I think I had a pretty boring trusteeship. I really can’t think of a case where there was an unusual asset like Mike’s license plate case. I did have a debtor who was a lawyer who “forgot” to schedule two personal injury cases where she was the plaintiff and fired her attorney the day after the 341 meeting. That case converted to chapter 7 on my motion. It turned out to be a good recovery in the 7.
I recall an unusual case that was the 3d filing for the debtor – case involved a Chapter 13 filed by a power of attorney. The debtor had authorized the first filing with his mother as POA. However, in the most recent case, the debtor claimed he was unaware that the 2d and 3d filings were filed by his mother on his behalf. The 3rd case was filed by the mother to obtain a stay of proceedings by the HOA on New Jersey real property owned by the debtor where his mother was raising his daughter. Prior to the 341(a) Meeting, the actual debtor (not the POA) called our office and advised that he had not filed a bankruptcy case nor authorized anyone to do so on his behalf. That set off lots of bells. The following day the debtor called again, and I spoke with him. He shared a lot of details about his life and past addictions. He also disclosed a contentious relationship with the bankruptcy attorney who filed the petition. The attorney that filed the case was in fact representing the debtor’s mother.
Many questions arose in this 3rd case: The POA was 4 years old; the signature seemed questionable; Debtor’s mother and debtor’s stepfather’s income was listed, not the debtor’s; the debtor resided in Philadelphia, not New Jersey; and Schedule J expenses were difficult to ascertain.

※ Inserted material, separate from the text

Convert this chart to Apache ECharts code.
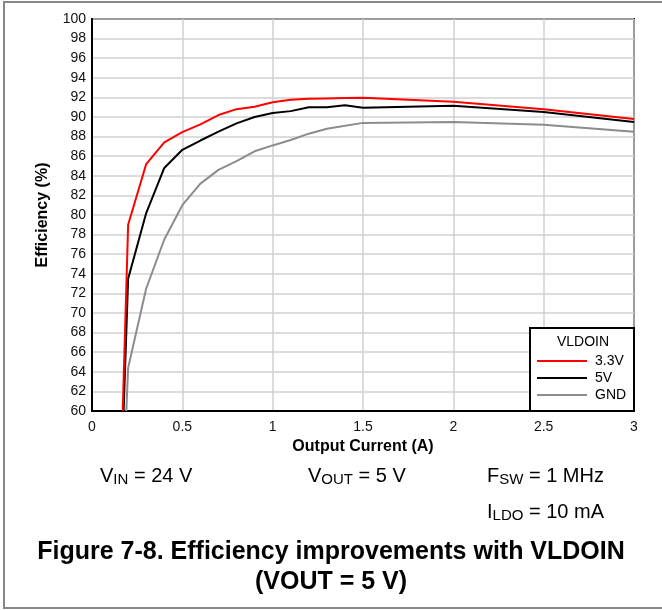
<!DOCTYPE html>
<html>
<head>
<meta charset="utf-8">
<script src="https://cdn.jsdelivr.net/npm/echarts@6/dist/echarts.min.js"></script>
<style>
  html, body { margin: 0; padding: 0; background: #fff; }
  #chart { width: 662px; height: 610px; }
</style>
</head>
<body>
<div id="chart"></div>
<script>
// Efficiency vs. output current for three VLDOIN connections
const currentA = [0.17, 0.2, 0.3, 0.4, 0.5, 0.6, 0.7, 0.8, 0.9, 1.0, 1.1, 1.2, 1.3, 1.4, 1.5, 2.0, 2.5, 3.0];
const eff33V   = [60, 79.0, 85.2, 87.4, 88.45, 89.25, 90.2, 90.8, 91.05, 91.5, 91.75, 91.85, 91.9, 91.95, 91.97, 91.55, 90.8, 89.8];
const currentB = [0.175, 0.2, 0.3, 0.4, 0.5, 0.6, 0.7, 0.8, 0.9, 1.0, 1.1, 1.2, 1.3, 1.4, 1.5, 2.0, 2.5, 3.0];
const eff5V    = [60, 73.5, 80.2, 84.8, 86.65, 87.6, 88.5, 89.35, 90.0, 90.4, 90.6, 91.0, 91.0, 91.2, 90.95, 91.15, 90.5, 89.5];
const currentC = [0.19, 0.2, 0.3, 0.4, 0.5, 0.6, 0.7, 0.8, 0.9, 1.0, 1.1, 1.2, 1.3, 1.5, 2.0, 2.5, 3.0];
const effGND   = [60, 64.4, 72.5, 77.5, 81.0, 83.2, 84.6, 85.5, 86.5, 87.1, 87.65, 88.3, 88.8, 89.4, 89.5, 89.2, 88.5];

const seriesNames = ['3.3V', '5V', 'GND'];
const seriesColors = ['#ff0000', '#000000', '#8c8c8c'];
const xTicks = { min: 0, max: 3, step: 0.5 };
const yTicks = { min: 60, max: 100, step: 2 };

const pairs = (xs, ys) => xs.map((x, i) => [x, ys[i]]);
const seriesData = [pairs(currentA, eff33V), pairs(currentB, eff5V), pairs(currentC, effGND)];

const FONT = '"Liberation Sans", Arial, sans-serif';
const chart = echarts.init(document.getElementById('chart'), null, { renderer: 'canvas' });

// main text plus lowered subscript
const subRich = (size) => ({
  a: { fontSize: size, fontFamily: FONT, color: '#000' },
  s: { fontSize: Math.round(size * 0.75), fontFamily: FONT, color: '#000', padding: [8, 0, 0, 0] }
});

chart.setOption({
  backgroundColor: '#fff',
  animation: false,
  grid: {
    left: 92, right: 28, top: 19, bottom: 199,
    show: true, borderColor: '#000', borderWidth: 2, backgroundColor: 'transparent'
  },
  xAxis: {
    type: 'value', min: xTicks.min, max: xTicks.max, interval: xTicks.step,
    name: 'Output Current (A)', nameLocation: 'middle', nameGap: 25,
    nameTextStyle: { fontFamily: FONT, fontWeight: 'bold', fontSize: 16, color: '#000' },
    axisLine: { show: true, lineStyle: { color: '#000', width: 2 } },
    axisTick: { show: false },
    axisLabel: { fontFamily: FONT, fontSize: 14, color: '#111', margin: 9 },
    splitLine: { show: true, lineStyle: { color: '#d0d0d0', width: 1.5 } }
  },
  yAxis: {
    type: 'value', min: yTicks.min, max: yTicks.max, interval: yTicks.step,
    name: 'Efficiency (%)', nameLocation: 'middle', nameGap: 41, nameRotate: 90,
    nameTextStyle: { fontFamily: FONT, fontWeight: 'bold', fontSize: 16, color: '#000' },
    axisLine: { show: true, lineStyle: { color: '#000', width: 2 } },
    axisTick: { show: false },
    axisLabel: { fontFamily: FONT, fontSize: 14, color: '#111', margin: 6 },
    splitLine: { show: true, lineStyle: { color: '#d0d0d0', width: 1.5 } }
  },
  legend: {
    left: 537, top: 354, orient: 'vertical', z: 20, padding: 0,
    itemWidth: 50, itemHeight: 2, itemGap: 3,
    icon: 'rect',
    textStyle: { fontFamily: FONT, fontSize: 14, color: '#000', padding: [0, 0, 0, 3] },
    data: seriesNames
  },
  series: seriesNames.map((name, i) => ({
    name, type: 'line', data: seriesData[i], showSymbol: false, symbol: 'none',
    lineStyle: { color: seriesColors[i], width: 2 }, itemStyle: { color: seriesColors[i] },
    z: 3 - i
  })),
  graphic: [
    // outer frame
    { type: 'rect', shape: { x: 4, y: 2, width: 680, height: 606 }, style: { fill: 'none', stroke: '#888', lineWidth: 2 }, z: 1 },
    // legend box
    { type: 'rect', shape: { x: 530, y: 328, width: 104, height: 83 }, style: { fill: '#fff', stroke: '#000', lineWidth: 2 }, z: 10 },
    { type: 'text', left: 557, top: 335, z: 11,
      style: { text: 'VLDOIN', font: '14px ' + FONT, fill: '#000' } },
    // operating conditions
    { type: 'text', left: 100, top: 466, z: 11,
      style: { text: '{a|V}{s|IN}{a| = 24 V}', rich: subRich(20) } },
    { type: 'text', left: 308, top: 466, z: 11,
      style: { text: '{a|V}{s|OUT}{a| = 5 V}', rich: subRich(20) } },
    { type: 'text', left: 487, top: 466, z: 11,
      style: { text: '{a|F}{s|SW}{a| = 1 MHz}', rich: subRich(20) } },
    { type: 'text', left: 487, top: 502, z: 11,
      style: { text: '{a|I}{s|LDO}{a| = 10 mA}', rich: subRich(20) } },
    // figure caption
    { type: 'text', left: 'center', top: 540, z: 11,
      style: { text: 'Figure 7-8. Efficiency improvements with VLDOIN', font: 'bold 25px ' + FONT, fill: '#000' } },
    { type: 'text', left: 'center', top: 570, z: 11,
      style: { text: '(VOUT = 5 V)', font: 'bold 25px ' + FONT, fill: '#000' } }
  ]
});
</script>
</body>
</html>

As a result of these concerns, a Motion to Dismiss was filed. At that time the POA’s attorney withdrew as counsel and new counsel retained. After a hearing on the Motion, the court allowed the case to continue with 180-day bar to future filings should the case be dismissed. Prior to confirmation however the debtor through his mother sought to cut a deal with the HOA attorney to pay arrears under the plan and the case. These efforts were unsuccessful, and the HOA filed a Motion for Stay relief for failure to make post-petition payments and failure to complete the Census Form. The Census form completed by the POA contained inaccurate information and the Board had no way to communicate with the Debtor. The HOA argued the debtor was in breach of non-monetary ownership obligations. At the conclusion of the plenary hearing, Judge Altenburg dismissed the case with a two-year bar to future filing.